If instead those practitioner counts the number of sutras of his religion being adapted by another one, then I think it would be more peaceful. One of my friends says the matter looks like same. Where is the difference? In such cases also, you will try to outreach the people for spreading the ideas. The question comes naturally, but I believe it has differences and the difference is in the consequences.
Let us see some of the consequences we have with the religious expansion logic. I know that Muslims practice polygamy and can have children more than two as per their religious believe. In Hinduism, there is no such explicit instructions, so, we accepted population control law of India quite heartily (mostly). But, in consequences of increasing the followers, we can now find some Hindu M.P.'s statement of four children per woman theory, which was then followed with supporting arguments of other supporters as well. They want more and more followers. Dangerous consequences, right? In another case, I got to know from the news that a formula of "Bahu lao, beti banchao' is prescribed by some idiots (sorry about the word choice, but can't find any better word for those), again to increase the count only. Although, I don't know whether it was in the religious book of a Muslim or not, but I know several instances, where for love marriages, Muslim community easily accept girls from other religions but not the other way around, i.e., "Bahu lao, beti banchao'. So, what we are accumulating here? We are accumulating the negatives of other religions.

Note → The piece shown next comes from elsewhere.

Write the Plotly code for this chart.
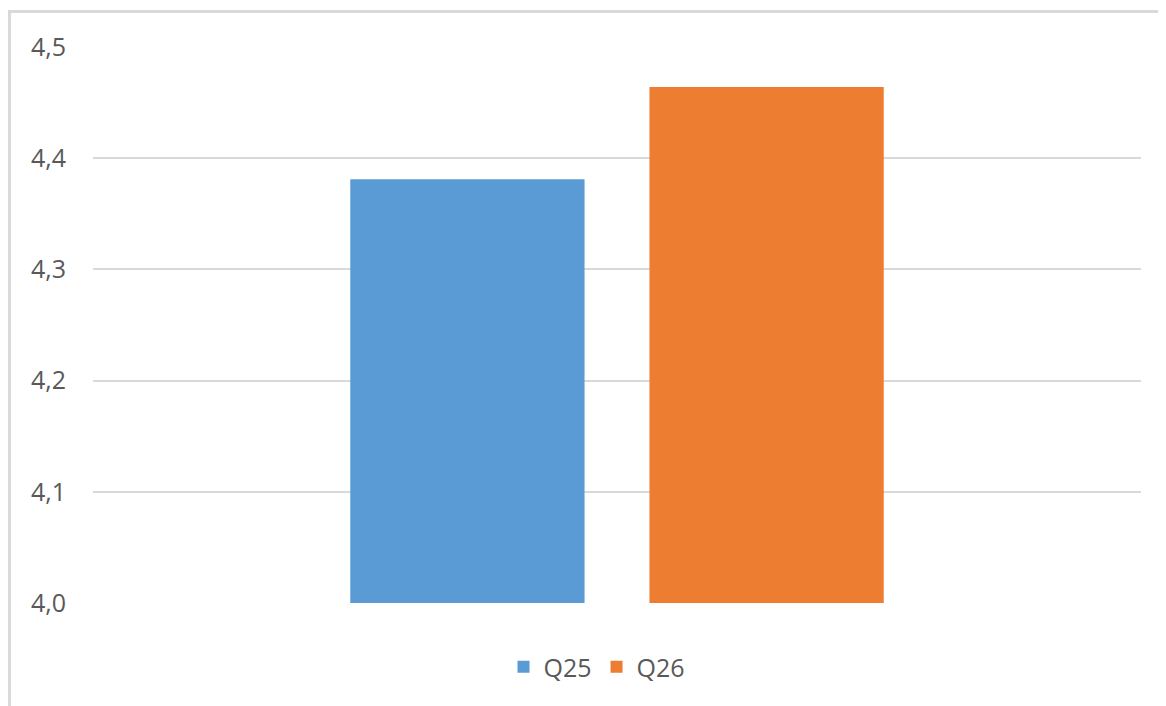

On the other hand, as a Hindu I felt proud when I found that the pope Francis of Vatican city echoed the same statement about environment that Veda says. Or when I found my Muslim cycle servicing engineer friend offered Pujas to his iron tools. Although he referes it as a Muslim rituals, but I belive, in Islam, pujas offered to any worldly things is not permited. So, it is bassically a reflection of Hindu's belif. However, this does not increase any count for Hindu. So, extremist would not have any reasons for celebration here. But I have, because my count increases. Similarly, there may be something my Christian or Muslim friend cheer about me because I follow their religious beliefs. For that I don't need to be a Muslim or Christian. The consequences here is that you are accumulating good things of others (mostly). So, when you are not bound to increase the population of a particular religion, your focus might be shifted from aggressiveness to inclusiveness. Obviously, this is my understanding. The former have definite proves in the history of mankind the latter has none. Feel free to disagree. I don't wish to impose my idea to anyone and this spirit must be alive in everyone's heart.
At the end, I would say, believe firmly on your own religion but don't stop questing. Accept what is good and reject the bad. Those, who try to deceive your religion may not harm it, but you, with your wrong doing surely can.